→ **Exercise task**:
Look below and pull out each line with the word "this".

============================================================

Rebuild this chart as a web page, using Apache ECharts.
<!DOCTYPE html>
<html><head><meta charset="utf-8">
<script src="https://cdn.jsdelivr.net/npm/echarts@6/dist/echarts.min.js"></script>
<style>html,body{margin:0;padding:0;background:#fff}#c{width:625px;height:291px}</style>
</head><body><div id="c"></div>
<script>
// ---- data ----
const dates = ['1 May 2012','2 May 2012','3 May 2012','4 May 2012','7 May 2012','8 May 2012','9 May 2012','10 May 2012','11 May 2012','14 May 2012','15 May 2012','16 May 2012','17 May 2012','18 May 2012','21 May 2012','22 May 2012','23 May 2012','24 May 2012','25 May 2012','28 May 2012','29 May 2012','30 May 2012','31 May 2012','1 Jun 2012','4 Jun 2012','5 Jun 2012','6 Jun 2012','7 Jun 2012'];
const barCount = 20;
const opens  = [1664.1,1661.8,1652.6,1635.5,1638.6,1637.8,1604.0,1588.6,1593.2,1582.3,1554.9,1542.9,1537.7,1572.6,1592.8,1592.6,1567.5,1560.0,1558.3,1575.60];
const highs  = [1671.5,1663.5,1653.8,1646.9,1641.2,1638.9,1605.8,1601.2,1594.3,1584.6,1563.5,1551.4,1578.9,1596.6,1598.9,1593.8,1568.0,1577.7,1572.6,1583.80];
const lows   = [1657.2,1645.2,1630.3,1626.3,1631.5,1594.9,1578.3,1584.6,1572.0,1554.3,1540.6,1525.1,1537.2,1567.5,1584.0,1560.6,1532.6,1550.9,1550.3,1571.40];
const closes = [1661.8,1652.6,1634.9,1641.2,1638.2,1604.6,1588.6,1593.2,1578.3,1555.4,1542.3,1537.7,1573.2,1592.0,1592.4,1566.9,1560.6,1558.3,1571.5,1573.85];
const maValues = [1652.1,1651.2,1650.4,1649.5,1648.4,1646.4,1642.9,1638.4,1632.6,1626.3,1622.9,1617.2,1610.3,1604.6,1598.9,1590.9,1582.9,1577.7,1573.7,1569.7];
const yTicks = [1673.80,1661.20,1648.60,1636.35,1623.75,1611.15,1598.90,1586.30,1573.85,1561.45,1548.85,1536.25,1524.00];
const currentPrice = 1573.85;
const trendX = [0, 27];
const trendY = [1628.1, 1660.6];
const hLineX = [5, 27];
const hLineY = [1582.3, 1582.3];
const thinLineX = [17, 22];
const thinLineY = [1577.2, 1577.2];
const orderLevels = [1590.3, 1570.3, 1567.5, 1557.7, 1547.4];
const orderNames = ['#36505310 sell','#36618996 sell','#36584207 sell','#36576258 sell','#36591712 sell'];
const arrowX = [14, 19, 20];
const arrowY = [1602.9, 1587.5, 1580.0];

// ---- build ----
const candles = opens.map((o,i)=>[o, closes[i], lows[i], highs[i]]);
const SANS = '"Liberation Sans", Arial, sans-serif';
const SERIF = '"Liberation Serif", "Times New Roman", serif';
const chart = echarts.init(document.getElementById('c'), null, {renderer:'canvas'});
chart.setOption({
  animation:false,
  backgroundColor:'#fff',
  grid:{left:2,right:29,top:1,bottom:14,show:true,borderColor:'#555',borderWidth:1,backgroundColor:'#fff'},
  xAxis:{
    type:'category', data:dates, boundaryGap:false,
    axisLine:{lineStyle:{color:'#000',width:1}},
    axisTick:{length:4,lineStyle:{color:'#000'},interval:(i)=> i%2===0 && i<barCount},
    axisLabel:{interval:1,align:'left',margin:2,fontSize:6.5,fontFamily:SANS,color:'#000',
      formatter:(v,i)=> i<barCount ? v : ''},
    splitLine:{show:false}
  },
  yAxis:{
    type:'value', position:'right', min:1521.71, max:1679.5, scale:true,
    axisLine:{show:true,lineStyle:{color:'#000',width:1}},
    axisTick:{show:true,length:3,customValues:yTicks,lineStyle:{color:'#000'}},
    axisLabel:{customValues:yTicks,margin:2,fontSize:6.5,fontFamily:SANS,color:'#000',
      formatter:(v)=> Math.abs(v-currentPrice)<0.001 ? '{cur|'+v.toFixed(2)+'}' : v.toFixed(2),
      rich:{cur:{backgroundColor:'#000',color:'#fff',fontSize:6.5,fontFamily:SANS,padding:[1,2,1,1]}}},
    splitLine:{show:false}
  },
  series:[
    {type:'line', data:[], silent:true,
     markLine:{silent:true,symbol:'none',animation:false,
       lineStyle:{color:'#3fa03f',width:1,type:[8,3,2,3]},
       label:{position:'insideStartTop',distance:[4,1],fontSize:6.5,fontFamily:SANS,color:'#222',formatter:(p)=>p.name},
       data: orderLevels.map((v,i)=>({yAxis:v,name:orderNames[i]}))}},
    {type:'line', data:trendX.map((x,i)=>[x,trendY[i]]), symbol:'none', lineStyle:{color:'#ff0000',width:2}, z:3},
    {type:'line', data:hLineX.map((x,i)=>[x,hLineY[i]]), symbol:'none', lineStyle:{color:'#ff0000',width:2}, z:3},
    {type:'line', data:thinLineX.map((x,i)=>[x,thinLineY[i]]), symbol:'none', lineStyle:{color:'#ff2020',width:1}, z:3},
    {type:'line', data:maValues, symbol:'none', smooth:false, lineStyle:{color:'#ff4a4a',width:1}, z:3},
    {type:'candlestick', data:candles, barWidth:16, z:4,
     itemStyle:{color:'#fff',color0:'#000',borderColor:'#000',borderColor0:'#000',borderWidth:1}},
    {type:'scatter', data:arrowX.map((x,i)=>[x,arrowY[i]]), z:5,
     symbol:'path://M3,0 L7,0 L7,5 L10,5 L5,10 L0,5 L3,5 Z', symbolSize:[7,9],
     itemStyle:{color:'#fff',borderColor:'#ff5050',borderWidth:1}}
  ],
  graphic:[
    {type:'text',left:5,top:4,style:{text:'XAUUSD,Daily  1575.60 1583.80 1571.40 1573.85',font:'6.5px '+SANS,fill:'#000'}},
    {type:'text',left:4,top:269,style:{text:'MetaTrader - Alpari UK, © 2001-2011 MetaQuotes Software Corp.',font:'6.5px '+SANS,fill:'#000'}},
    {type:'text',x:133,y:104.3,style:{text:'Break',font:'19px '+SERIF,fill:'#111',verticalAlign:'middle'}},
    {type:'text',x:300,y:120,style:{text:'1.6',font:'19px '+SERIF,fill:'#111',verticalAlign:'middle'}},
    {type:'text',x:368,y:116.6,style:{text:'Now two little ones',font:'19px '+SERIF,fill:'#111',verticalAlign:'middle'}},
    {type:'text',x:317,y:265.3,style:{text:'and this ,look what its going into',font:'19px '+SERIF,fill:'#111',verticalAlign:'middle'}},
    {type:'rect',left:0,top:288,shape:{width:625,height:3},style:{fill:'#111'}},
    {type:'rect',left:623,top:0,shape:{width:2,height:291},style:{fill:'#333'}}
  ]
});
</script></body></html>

============================================================

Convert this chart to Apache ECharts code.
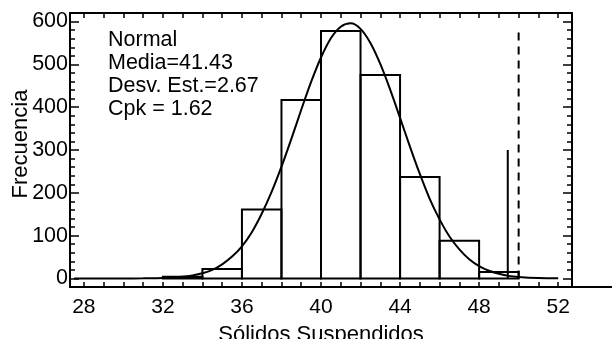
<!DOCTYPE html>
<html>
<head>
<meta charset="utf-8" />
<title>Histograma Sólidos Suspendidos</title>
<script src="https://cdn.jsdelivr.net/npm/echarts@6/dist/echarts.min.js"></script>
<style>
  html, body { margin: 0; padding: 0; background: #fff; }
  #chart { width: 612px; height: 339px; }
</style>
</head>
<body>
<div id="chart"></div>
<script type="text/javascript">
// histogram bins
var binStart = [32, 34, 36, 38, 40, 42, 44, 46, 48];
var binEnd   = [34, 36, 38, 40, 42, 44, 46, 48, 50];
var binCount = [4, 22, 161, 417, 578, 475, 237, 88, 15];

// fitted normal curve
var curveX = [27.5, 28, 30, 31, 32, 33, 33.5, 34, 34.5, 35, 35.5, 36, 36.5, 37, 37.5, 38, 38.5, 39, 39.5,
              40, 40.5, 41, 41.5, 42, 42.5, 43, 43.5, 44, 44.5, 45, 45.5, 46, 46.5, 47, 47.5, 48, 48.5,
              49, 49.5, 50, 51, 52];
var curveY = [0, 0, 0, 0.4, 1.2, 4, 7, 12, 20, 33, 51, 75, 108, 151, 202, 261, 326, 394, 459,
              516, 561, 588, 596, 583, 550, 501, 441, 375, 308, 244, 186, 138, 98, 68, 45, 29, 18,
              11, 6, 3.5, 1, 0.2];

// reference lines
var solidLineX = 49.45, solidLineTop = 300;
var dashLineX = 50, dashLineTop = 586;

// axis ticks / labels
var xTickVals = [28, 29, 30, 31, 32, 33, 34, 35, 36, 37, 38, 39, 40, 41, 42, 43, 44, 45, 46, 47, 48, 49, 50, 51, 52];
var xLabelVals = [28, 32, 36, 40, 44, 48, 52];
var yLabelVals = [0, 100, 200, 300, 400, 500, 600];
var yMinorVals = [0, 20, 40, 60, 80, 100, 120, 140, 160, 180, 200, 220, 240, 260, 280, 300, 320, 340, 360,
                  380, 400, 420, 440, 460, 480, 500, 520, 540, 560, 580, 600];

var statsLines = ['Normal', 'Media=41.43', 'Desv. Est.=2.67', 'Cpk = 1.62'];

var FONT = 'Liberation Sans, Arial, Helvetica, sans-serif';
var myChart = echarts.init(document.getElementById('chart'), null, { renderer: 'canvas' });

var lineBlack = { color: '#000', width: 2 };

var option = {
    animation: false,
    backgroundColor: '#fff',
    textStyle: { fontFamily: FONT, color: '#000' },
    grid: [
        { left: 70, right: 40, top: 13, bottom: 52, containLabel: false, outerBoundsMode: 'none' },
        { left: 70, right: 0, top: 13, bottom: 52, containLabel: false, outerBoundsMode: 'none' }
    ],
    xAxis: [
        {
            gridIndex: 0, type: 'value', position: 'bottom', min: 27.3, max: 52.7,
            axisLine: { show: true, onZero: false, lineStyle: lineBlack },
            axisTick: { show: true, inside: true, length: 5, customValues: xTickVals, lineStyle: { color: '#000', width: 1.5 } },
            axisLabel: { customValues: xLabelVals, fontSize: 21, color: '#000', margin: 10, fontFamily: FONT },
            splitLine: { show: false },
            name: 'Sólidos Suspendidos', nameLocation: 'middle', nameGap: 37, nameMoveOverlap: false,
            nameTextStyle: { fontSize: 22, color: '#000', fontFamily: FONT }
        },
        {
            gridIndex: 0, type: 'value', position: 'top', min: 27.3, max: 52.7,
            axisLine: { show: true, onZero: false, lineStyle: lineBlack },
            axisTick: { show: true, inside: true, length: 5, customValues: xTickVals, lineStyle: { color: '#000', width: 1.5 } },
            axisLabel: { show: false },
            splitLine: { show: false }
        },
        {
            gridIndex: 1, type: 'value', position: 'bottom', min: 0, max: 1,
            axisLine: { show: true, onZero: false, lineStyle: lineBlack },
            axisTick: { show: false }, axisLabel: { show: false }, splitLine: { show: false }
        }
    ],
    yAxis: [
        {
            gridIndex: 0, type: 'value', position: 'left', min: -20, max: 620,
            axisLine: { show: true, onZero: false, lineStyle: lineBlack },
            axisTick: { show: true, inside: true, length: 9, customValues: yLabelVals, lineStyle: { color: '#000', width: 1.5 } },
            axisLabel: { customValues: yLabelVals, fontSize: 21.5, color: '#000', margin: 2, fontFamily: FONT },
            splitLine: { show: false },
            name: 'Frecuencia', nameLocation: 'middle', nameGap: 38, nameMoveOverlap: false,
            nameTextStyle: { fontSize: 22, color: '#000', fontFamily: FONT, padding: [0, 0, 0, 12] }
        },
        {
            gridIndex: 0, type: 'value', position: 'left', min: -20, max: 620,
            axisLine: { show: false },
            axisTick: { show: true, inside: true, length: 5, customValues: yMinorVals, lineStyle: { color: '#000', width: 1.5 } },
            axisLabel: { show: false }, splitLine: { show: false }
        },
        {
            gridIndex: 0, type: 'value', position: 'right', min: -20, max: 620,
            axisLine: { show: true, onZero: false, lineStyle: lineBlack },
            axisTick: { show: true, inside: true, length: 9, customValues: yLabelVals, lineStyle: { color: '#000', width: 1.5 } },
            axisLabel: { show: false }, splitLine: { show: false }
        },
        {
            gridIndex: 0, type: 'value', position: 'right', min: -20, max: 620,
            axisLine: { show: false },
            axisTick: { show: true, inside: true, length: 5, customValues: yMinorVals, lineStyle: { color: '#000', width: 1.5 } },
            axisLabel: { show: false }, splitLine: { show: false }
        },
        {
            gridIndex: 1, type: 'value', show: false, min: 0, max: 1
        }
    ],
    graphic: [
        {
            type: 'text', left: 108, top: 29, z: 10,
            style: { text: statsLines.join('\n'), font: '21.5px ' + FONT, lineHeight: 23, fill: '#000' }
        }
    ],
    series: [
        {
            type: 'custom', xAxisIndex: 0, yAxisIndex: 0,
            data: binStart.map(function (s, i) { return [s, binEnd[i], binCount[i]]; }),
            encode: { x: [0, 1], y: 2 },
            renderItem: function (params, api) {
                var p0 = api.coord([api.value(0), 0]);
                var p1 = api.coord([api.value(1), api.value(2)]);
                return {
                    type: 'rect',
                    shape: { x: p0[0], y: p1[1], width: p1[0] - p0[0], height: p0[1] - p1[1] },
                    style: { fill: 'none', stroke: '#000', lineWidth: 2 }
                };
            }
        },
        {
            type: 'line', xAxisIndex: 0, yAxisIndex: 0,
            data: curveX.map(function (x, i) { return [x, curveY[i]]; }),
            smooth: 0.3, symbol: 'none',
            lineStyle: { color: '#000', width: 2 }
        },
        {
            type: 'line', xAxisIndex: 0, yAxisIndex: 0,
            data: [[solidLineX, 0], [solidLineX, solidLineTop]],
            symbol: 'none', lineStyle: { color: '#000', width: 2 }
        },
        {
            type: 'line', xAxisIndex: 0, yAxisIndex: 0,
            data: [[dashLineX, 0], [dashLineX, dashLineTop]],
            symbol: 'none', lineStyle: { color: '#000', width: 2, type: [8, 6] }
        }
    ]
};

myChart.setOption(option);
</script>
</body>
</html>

============================================================

→ **The answer**:
Rebuild this chart as a web page, using Apache ECharts.
    {type:'text',x:317,y:265.3,style:{text:'and this ,look what its going into',font:'19px '+SERIF,fill:'#111',verticalAlign:'middle'}},
Convert this chart to Apache ECharts code.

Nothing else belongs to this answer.